SUPPLIED INFORMATION start

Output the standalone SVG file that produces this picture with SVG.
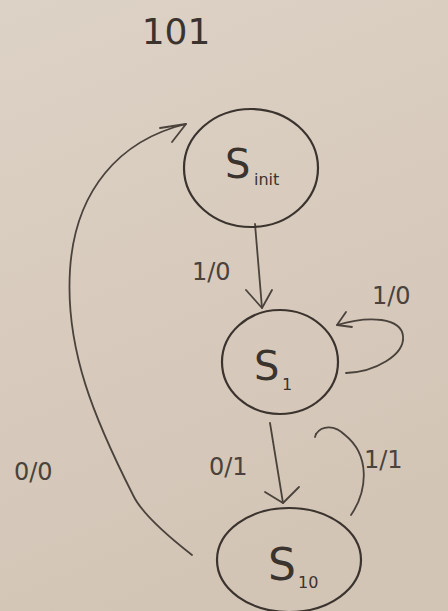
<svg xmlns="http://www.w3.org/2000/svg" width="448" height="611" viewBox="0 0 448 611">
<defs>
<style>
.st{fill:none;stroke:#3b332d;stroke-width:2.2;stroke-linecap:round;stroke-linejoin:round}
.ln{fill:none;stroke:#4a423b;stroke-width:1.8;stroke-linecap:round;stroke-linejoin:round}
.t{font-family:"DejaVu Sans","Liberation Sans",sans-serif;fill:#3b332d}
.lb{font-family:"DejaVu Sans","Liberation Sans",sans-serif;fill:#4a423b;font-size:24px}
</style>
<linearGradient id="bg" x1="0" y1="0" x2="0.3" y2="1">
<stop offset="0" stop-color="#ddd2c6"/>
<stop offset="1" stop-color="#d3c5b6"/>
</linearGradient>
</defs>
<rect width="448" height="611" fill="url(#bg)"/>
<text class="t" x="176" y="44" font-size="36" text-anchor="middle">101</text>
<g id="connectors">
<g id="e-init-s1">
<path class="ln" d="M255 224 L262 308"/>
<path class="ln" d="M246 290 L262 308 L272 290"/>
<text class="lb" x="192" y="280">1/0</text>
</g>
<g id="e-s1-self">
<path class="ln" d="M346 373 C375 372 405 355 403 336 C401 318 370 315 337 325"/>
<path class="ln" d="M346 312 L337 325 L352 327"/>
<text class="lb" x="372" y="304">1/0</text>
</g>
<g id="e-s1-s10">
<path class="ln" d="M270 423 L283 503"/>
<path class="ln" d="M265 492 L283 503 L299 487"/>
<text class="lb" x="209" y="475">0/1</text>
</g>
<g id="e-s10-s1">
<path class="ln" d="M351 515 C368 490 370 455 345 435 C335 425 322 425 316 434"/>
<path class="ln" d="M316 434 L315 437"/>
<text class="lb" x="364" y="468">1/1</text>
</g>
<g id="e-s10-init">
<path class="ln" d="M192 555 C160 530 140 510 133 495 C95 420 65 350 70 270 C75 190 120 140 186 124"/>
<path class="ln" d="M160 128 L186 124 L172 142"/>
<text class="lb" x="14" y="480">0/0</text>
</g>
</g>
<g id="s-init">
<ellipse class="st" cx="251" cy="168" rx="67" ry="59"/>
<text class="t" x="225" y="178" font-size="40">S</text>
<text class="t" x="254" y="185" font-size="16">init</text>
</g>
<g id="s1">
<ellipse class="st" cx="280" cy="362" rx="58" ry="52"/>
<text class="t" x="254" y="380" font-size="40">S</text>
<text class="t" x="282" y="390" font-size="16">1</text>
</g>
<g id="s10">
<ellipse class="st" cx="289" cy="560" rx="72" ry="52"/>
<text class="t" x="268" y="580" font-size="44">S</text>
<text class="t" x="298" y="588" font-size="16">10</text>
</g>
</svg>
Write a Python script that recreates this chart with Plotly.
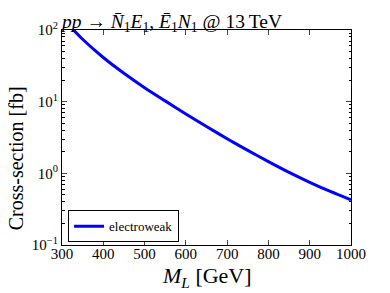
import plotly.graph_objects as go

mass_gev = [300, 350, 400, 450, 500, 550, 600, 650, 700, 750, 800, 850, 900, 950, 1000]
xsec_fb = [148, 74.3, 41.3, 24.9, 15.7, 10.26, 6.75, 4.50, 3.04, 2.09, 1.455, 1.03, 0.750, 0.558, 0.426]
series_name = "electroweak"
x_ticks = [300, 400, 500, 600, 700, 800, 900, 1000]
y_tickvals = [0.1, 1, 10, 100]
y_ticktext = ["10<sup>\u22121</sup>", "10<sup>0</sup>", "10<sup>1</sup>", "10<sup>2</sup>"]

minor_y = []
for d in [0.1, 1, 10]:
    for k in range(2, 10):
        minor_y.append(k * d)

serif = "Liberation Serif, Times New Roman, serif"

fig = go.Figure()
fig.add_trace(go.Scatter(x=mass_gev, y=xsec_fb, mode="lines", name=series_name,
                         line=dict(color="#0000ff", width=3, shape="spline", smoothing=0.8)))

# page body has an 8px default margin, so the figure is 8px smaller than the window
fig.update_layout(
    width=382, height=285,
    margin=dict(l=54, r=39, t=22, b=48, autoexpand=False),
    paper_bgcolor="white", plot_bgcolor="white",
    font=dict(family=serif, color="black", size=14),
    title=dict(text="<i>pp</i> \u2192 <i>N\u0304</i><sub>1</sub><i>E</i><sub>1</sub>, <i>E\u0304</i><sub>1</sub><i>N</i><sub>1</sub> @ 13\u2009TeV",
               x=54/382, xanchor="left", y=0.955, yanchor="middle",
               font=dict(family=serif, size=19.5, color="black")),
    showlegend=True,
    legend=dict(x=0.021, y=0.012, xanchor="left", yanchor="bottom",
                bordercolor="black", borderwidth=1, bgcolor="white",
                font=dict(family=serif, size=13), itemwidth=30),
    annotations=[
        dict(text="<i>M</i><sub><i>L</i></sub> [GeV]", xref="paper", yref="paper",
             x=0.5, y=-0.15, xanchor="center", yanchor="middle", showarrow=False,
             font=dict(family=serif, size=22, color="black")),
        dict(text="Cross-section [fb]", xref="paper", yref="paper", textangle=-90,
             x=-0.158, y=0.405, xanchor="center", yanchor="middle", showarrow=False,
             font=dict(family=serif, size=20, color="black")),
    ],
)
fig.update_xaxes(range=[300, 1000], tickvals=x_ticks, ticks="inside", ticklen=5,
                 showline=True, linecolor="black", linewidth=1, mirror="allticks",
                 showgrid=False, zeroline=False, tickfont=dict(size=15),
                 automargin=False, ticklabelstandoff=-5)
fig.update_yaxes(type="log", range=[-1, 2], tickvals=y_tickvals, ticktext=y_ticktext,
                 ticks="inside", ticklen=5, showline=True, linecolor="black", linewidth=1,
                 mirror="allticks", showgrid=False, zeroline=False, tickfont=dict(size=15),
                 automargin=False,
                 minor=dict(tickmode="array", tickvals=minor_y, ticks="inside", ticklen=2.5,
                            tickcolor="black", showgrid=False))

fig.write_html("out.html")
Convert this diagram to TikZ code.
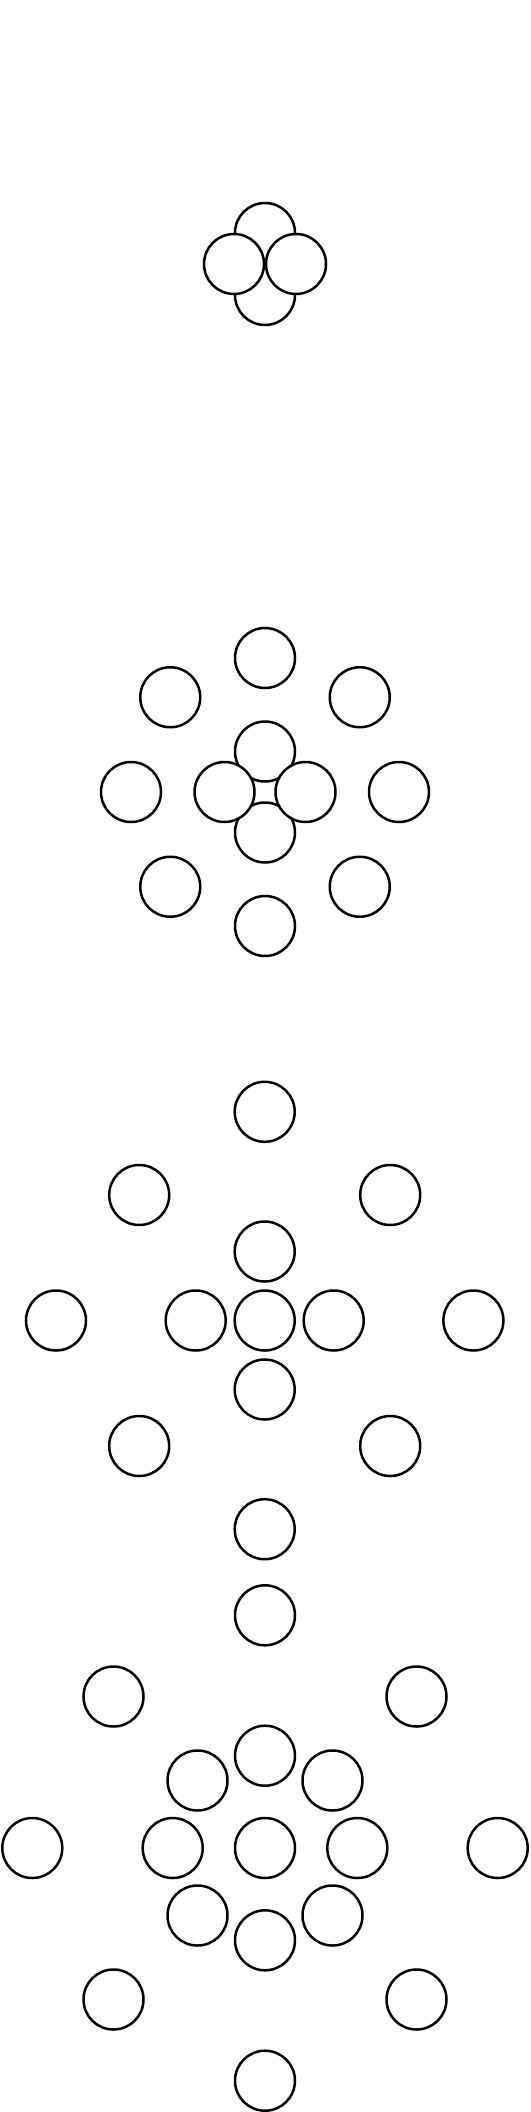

SUPPLIED INFORMATION end

* **STATED TASK**:
Copy exactly the stretch of lines that starts at the line holding "Write a Python" and ends at the line holding "import plotly.graph_objects as go". Drop the pictures.

* **RESPONSE TO THIS EXERCISE**:
Write a Python script that recreates this chart with Plotly.
import plotly.graph_objects as go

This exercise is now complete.